--- Rows from a dataset of charts and code ---
··········

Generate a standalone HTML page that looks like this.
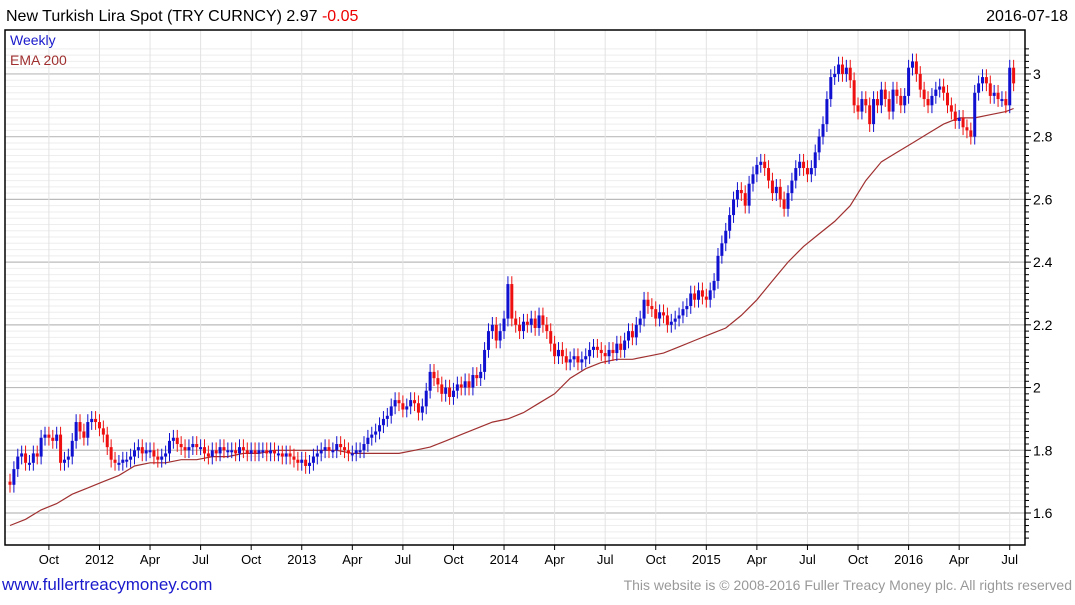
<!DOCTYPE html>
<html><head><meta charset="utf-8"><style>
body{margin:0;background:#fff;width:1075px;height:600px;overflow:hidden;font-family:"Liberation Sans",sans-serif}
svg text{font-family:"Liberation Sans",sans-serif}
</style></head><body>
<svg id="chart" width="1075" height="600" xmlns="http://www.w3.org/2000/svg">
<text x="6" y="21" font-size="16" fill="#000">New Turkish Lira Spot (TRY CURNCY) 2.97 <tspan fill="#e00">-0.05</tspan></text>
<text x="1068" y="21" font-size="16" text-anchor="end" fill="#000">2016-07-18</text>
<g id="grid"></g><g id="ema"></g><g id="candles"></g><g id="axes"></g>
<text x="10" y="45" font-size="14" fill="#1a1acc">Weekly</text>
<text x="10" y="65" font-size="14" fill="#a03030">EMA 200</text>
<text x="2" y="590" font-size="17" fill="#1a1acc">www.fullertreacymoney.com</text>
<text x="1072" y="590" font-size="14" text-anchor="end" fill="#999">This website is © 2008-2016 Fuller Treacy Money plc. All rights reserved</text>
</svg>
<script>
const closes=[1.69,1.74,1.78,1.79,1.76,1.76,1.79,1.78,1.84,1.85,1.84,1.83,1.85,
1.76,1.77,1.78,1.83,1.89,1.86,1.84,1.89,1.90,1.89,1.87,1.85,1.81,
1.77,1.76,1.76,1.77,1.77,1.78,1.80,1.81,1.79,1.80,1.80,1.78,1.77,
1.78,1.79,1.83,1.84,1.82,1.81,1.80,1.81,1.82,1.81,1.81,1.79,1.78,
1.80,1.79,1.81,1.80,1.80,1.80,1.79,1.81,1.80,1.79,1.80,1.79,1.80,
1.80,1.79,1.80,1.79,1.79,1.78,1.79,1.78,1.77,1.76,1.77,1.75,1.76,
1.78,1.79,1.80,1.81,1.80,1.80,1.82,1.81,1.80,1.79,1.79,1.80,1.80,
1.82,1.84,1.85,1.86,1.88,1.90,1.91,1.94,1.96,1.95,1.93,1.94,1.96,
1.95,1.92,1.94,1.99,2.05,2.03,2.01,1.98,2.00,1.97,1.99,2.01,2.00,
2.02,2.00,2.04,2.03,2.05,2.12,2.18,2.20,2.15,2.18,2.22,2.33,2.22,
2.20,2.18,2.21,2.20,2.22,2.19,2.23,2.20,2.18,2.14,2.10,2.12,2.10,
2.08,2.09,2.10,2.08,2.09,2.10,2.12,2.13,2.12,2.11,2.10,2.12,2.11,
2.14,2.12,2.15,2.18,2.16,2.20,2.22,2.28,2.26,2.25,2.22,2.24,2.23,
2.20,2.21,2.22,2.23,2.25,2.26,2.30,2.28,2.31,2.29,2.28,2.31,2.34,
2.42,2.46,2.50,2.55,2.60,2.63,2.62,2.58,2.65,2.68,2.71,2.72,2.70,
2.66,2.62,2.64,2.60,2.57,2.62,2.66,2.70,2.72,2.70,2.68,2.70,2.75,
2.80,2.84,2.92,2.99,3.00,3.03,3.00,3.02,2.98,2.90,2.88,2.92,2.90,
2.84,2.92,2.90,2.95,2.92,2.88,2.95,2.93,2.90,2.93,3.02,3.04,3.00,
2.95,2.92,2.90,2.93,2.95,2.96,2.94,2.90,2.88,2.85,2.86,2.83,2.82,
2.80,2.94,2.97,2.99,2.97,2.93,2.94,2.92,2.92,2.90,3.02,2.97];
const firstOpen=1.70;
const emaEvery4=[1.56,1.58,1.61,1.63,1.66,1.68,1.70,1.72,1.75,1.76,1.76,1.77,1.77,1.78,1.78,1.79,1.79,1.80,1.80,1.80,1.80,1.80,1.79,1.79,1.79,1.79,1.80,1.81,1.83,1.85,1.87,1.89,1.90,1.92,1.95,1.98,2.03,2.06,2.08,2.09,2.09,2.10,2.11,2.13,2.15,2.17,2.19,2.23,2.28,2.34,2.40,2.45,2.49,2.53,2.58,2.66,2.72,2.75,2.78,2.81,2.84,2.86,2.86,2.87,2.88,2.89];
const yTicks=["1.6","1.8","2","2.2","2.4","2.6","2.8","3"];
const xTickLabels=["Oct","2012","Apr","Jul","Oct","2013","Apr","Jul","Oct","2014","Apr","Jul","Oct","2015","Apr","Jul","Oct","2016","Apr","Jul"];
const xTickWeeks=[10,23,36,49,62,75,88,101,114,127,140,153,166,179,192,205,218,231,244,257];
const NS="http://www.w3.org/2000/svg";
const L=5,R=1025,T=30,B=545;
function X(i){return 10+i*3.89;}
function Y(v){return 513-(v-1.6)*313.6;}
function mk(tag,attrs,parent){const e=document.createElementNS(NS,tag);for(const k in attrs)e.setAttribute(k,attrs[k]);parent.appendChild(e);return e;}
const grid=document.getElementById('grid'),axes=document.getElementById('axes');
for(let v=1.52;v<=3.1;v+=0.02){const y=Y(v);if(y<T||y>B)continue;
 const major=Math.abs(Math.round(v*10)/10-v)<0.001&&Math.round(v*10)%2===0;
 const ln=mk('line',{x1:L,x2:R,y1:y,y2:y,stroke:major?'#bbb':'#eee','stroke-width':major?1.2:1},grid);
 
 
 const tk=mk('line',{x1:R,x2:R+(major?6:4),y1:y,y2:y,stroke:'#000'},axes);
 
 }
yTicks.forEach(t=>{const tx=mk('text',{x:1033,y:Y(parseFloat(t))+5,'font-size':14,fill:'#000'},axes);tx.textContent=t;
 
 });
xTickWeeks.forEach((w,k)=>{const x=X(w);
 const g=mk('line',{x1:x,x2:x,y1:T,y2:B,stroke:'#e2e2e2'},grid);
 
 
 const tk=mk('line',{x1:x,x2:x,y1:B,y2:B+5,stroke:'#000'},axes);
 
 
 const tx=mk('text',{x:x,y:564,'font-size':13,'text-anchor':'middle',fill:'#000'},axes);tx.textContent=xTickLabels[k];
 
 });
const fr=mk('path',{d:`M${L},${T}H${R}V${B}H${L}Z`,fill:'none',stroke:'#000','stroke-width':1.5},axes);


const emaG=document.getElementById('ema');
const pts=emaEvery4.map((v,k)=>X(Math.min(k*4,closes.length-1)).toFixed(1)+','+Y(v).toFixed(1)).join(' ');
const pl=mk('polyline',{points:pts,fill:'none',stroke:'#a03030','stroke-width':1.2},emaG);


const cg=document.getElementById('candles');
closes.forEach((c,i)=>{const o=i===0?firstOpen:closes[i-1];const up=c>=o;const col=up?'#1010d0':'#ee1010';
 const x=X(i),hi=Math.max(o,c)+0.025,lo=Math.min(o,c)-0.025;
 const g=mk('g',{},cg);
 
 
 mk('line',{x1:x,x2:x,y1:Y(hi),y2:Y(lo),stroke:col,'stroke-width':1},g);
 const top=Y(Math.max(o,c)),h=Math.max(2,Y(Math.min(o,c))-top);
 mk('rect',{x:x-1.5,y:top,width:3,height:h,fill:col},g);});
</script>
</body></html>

··········

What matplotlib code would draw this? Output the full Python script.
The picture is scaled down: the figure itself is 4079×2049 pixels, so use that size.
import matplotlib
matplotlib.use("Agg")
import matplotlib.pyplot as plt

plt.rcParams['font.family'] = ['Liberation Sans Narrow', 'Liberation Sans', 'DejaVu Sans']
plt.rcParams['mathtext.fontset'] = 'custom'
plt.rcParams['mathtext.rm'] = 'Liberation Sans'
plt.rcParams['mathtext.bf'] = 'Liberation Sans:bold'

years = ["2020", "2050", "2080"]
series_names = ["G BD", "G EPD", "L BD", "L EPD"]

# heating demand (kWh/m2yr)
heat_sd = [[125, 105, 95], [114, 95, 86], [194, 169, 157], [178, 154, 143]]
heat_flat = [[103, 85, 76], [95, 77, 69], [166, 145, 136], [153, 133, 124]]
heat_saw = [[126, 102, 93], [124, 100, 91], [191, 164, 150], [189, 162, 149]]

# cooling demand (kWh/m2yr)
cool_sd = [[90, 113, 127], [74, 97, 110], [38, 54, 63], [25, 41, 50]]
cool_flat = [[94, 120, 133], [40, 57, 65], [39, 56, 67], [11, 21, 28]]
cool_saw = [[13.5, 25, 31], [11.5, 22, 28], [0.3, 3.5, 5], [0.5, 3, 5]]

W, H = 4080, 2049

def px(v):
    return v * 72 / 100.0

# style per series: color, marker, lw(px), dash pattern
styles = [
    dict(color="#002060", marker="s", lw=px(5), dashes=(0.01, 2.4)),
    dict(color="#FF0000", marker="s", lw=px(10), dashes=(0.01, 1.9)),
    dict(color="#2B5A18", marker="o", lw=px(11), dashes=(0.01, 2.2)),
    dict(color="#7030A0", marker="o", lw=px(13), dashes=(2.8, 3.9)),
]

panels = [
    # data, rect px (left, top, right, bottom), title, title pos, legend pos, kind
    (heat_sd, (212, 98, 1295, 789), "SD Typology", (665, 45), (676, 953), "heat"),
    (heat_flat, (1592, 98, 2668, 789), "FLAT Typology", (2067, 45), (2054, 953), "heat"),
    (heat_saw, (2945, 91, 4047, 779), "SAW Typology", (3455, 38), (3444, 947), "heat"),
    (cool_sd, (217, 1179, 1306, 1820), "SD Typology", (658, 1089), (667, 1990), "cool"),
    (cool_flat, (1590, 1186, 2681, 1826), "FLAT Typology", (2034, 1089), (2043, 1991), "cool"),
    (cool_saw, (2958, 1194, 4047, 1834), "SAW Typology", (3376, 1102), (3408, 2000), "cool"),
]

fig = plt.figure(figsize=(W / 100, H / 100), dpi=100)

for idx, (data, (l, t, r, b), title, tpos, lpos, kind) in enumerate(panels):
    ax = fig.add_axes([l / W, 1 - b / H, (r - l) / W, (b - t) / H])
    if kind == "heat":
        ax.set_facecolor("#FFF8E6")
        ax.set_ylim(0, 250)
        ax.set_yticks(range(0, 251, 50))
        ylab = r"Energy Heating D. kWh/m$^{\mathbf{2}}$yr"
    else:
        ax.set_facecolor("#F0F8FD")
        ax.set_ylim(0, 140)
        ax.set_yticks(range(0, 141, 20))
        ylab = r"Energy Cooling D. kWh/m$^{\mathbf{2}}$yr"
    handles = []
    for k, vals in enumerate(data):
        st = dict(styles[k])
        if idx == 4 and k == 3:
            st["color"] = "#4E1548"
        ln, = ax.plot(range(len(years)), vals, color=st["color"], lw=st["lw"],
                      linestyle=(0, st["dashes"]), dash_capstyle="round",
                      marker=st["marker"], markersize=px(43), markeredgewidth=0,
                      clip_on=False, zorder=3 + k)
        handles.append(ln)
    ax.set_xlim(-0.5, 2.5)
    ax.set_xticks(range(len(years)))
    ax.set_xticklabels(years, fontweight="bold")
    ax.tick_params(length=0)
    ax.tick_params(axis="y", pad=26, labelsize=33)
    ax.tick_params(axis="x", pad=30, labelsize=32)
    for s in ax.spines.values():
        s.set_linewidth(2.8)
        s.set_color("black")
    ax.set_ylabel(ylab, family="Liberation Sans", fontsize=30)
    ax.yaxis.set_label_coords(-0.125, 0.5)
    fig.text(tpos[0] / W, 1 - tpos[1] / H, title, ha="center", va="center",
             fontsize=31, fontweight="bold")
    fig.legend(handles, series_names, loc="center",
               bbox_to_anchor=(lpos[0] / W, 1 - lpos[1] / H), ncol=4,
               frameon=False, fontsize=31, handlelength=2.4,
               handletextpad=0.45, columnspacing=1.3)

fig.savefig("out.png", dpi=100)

··········

--- What is being asked ---
Your task is to extract exactly the lines starting at the line with "What matplotlib code" and ending at the line with "import matplotlib.pyplot as plt", including both ends, and no other lines.

--- Result of this exercise ---
What matplotlib code would draw this? Output the full Python script.
The picture is scaled down: the figure itself is 4079×2049 pixels, so use that size.
import matplotlib
matplotlib.use("Agg")
import matplotlib.pyplot as plt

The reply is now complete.